Analysis Framework
Doc map: alphaswarm_docs/index.md · Lab guide: alphaswarm_docs/analysis-lab.md · Flow reference: alphaswarm_docs/analysis-flows.md.
The analysis layer is AlphaSwarm's hash-locked, runtime-driven umbrella for every "explore a dataset" workflow — distribution audits, time-series diagnostics, derivatives pricing, portfolio optimisation, regression diagnostics, outlier / imputation work, and Alphalens-style factor evaluation. It is the statistical / quantitative-analysis counterpart of the agentic-interpretation layer in alphaswarm_docs/analysis-agents.md. The two namespaces are deliberately distinct.
Why a new umbrella
Most primitives existed already (alphaswarm.ml.flows, alphaswarm.data.factors,
alphaswarm.data.realised_volatility, alphaswarm.data.microstructure,
alphaswarm.options.normal_model, alphaswarm.data.profiling.profiler) but had no
single contract for:
- registering a flow with a JSON-schema-driven param model;
- composing multiple flows into a reproducible pipeline;
- snapshotting the spec into an immutable, hash-locked version row;
- writing every step's gold-tier output to Iceberg
(
alphaswarm_gold_analysis_<namespace>) under medallion validation; - emitting the same progress payload shape Celery + WebSocket consumers already understand.
The umbrella plugs every primitive into one canvas + one ledger.
Layout
alphaswarm/analysis/
base.py — FlowParams / FlowResult / FlowDescriptor / FlowContext
spec.py — AnalysisSpec / AnalysisStep / FlowRef / DatasetRef
registry.py — @register_analysis_flow + persist_spec + add_spec
runtime.py — AnalysisRuntime (sole sanctioned executor)
pricing.py — closed-form + MC math primitives (BSM, Greeks, GBM, SABR)
flows/
profiling.py / distribution.py / outlier.py / imputation.py /
regression.py / time_series.py / derivatives.py / portfolio.py /
factors.py / microstructure.py
AnalysisSpec contract
Every spec is a Pydantic model that hashes its canonical JSON form
(SHA-256, sorted keys, no whitespace). Two specs with identical fields
collapse to one analysis_spec_versions row; any edit creates a new
version automatically.
name: spy-distribution-audit
slug: spy-distribution-audit
kind: research
description: Distribution + GARCH + outlier audit for SPY daily bars.
dataset:
iceberg_identifier: alphaswarm_silver_alpha_vantage.equities_daily
filters:
vt_symbol: SPY.NYSE
limit: 5000
steps:
- alias: profile
flow_ref:
flow: profiling.describe
params: {}
- alias: returns_dist
flow_ref:
flow: distribution.descriptive_stats
params: { column: log_return }
- alias: shapiro
flow_ref:
flow: distribution.shapiro_wilk
params: { column: log_return }
- alias: garch
flow_ref:
flow: time_series.garch
params: { column: log_return, p: 1, q: 1, horizon: 10 }
medallion_layer: gold
business_metadata:
data_owner: research-team
semantic_definition: "SPY daily distribution + volatility audit"

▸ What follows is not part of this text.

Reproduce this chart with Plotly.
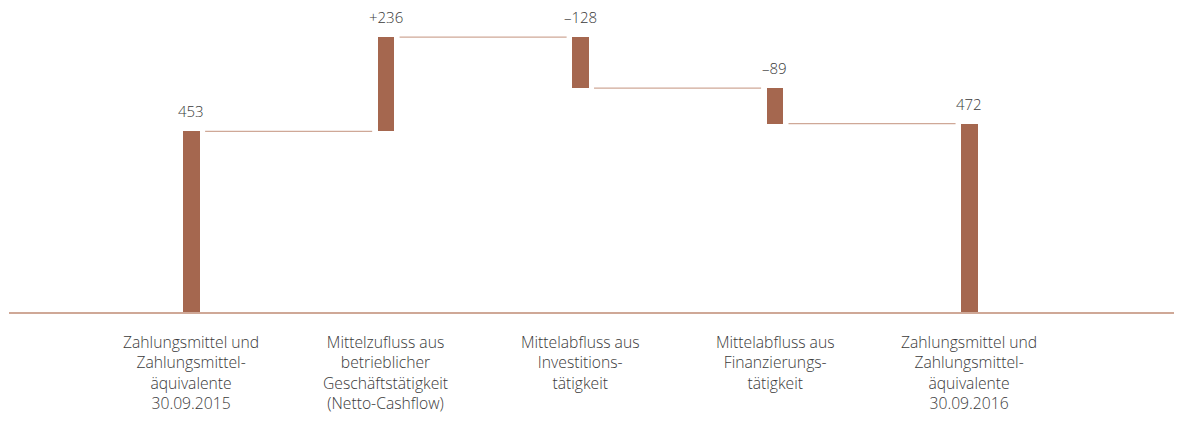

domain: research.distribution_audit
sla_class: tier-3-eod
Hard rules
These hold across every analysis flow / spec / run. Any PR that violates one will be sent back.
- Every analysis run goes through
AnalysisRuntime. REST + Celery tasks (alphaswarm.tasks.analysis_flow_tasks) wrap it; flow code never writes to Iceberg / Postgres directly. analysis_spec_versionsrows are immutable. Re-snapshotting viaalphaswarm.analysis.registry.persist_speccreates a new version row when the SHA-256 hash changes — never update an existing row in place.- Every per-step Iceberg write uses
iceberg_catalog.append_arrowwithmedallion_layer="gold"and aBusinessMetadatablock. The default namespace isalphaswarm_gold_analysis_<flow.namespace>; flows can override viaoutput_namespace=onregister_analysis_flow. - Flows never call
litellm.completion/OllamaClientdirectly. v1 ships zero LLM-routed flows by design — interpretation is owned by the analysis-AGENTS stack (alphaswarm_docs/analysis-agents.md). - Optional dependencies are guarded. Flows that need
cvxpy,pyod,pywavelets,cupy, etc. raise a friendlyRuntimeErrorwith the install hint when the import fails. - No new diagram formats. Mermaid only.
REST surface
| Method | Path | Purpose |
|---|---|---|
GET | /analysis/flows | List flows + JSON-schema-derived param forms |
GET | /analysis/flows/{flow} | Single flow detail |
POST | /analysis/flows/{flow}/preview | Sync preview against an inline payload |
POST | /analysis/flows/{flow}/preview-task | Async preview via Celery (agents queue) |
GET | /analysis/specs | List saved specs |
POST | /analysis/specs | Persist a new spec (idempotent on hash) |
GET | /analysis/specs/{slug} | Current spec + version history |
POST | /analysis/specs/{slug}/run | Kick AnalysisRuntime.run via Celery |
GET | /analysis/runs | Paged ledger of runs |
GET | /analysis/runs/{id} | Run detail with joined step results |
GET | /analysis/runs/{id}/results/{step} | DuckDB-driven preview of one step's gold-tier output |
GET | /analysis/datasets/columns?identifier=ns.name | Column / dtype list for the lab forms |
Persistence schema
Migration 0031_analysis_layer adds four project-scoped tables:
| Table | Purpose |
|---|---|
analysis_specs | Logical row (latest active version per slug) |
analysis_spec_versions | Immutable hash-locked snapshot |
analysis_runs | One row per AnalysisRuntime.run() invocation |
analysis_step_results | One row per AnalysisStep in the spec |
AnalysisRun.iceberg_result_table is set when a step persists arrow
data; AnalysisStepResult.artifact_uri records the per-step
namespace.name so the lab can fetch the gold-tier output via DuckDB.
Adding a new flow
- Subclass
FlowParamsfor the per-flow parameter shape. - Decorate a
(df, params, ctx) -> FlowResultfunction with@register_analysis_flow(name, namespace, label, ...). - (optional) Stash a
pyarrow.Tableonresult.arrow_tableto persist it underalphaswarm_gold_analysis_<namespace>when run inside a spec. - Add a smoke test under
tests/analysis/. - Update the relevant tab in alphaswarm_docs/analysis-flows.md.
Don't list
- Don't bypass
AnalysisRuntimefor spec execution — every progress / ledger / Iceberg / step-result side-effect is wired through it. - Don't write to a non-
alphaswarm_gold_analysis_*namespace from a flow. - Don't duplicate logic that already lives in
alphaswarm.data.factors/alphaswarm.data.microstructure/alphaswarm.options.normal_model— wrap them as a flow and keep the math in one place. - Don't add diagrams in non-Mermaid formats.
- Don't put LLM-driven interpretation in a flow; that lives in
alphaswarm_agents.analysis.*.